“Heavy hearts, like heavy clouds in the sky, are best relieved by the letting of a little water,” the 18th-century French writer Antoine de Rivarol wrote.
This love letter to the cleansing beauty of a good cry is a comforting thought at a time when the sustained stress of the pandemic has added heaviness to each of our lives.
Scientifically, de Rivarol’s poetic image doesn’t actually, if you’ll forgive the pun, hold water. There’s limited research on crying, partly because of the difficulty of replicating authentic crying in a laboratory setting. But even within the studies that have been done, there’s little evidence to suggest that crying provides a physiological flushing or cleansing of toxins.
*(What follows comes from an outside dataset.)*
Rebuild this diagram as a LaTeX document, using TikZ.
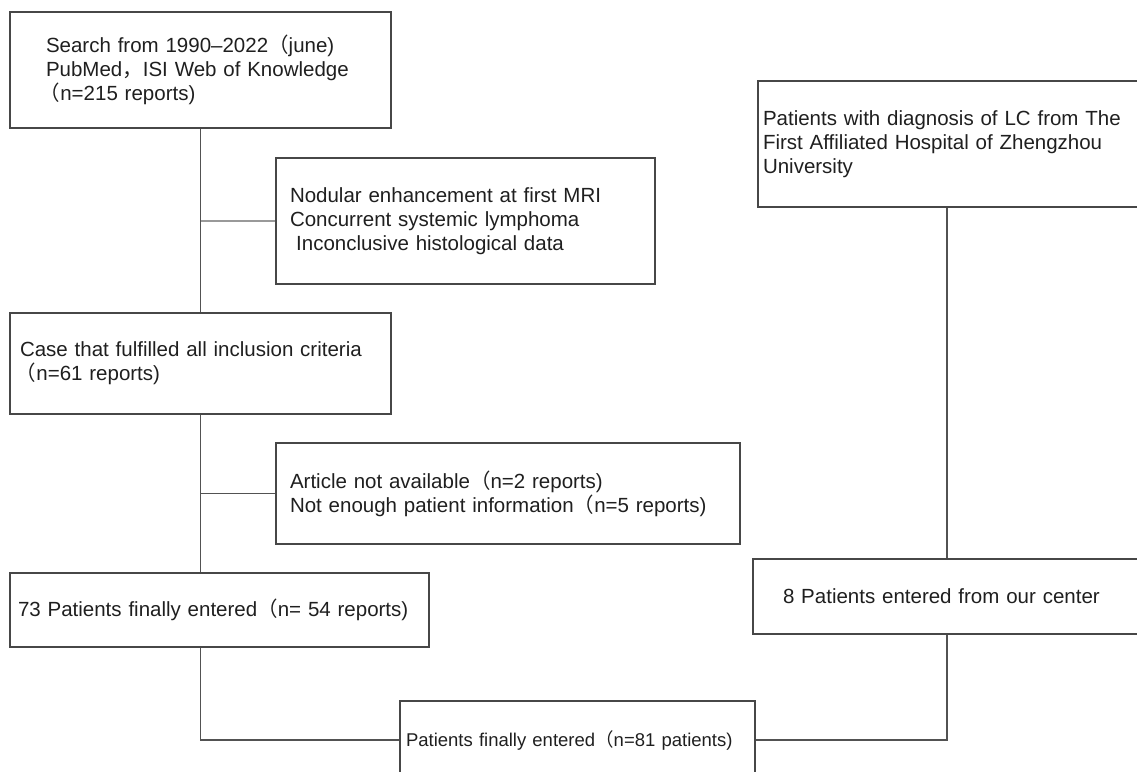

Psychologists do believe the release and relief of a good cry connects with a different emotional process. “It seems that crying occurs just . . . after the peak of the emotional experience, and crying is associated with this return to homeostasis,” Lauren Bylsma recently told The Washington Post.
Bylsma also said holding back tears can have negative physical consequences, including headaches and muscle tension. Such restraint can also limit our experiences of joy, gratitude and other positive emotions if we avoid acknowledging our feelings.
For me, crying has been easier said than done during the pandemic. Psychologists say it is normal to feel “stopped up” by the chronic, cumulative stresses of the past year. We should seek out opportunities to release and process our emotions—without forcing tears that just aren’t ready to come.
Watching a tear-jerking movie, having an emotional conversation with a close, trusted friend, writing in a journal or talking with a therapist are healthy ways to elicit a cry.
Physical activity like brisk walking or even dancing can also signal our bodies to release some emotional tightness. We can then open up to the flow of feelings that leave us feeling lighter and refreshed—like a clear sky after a soaking rain.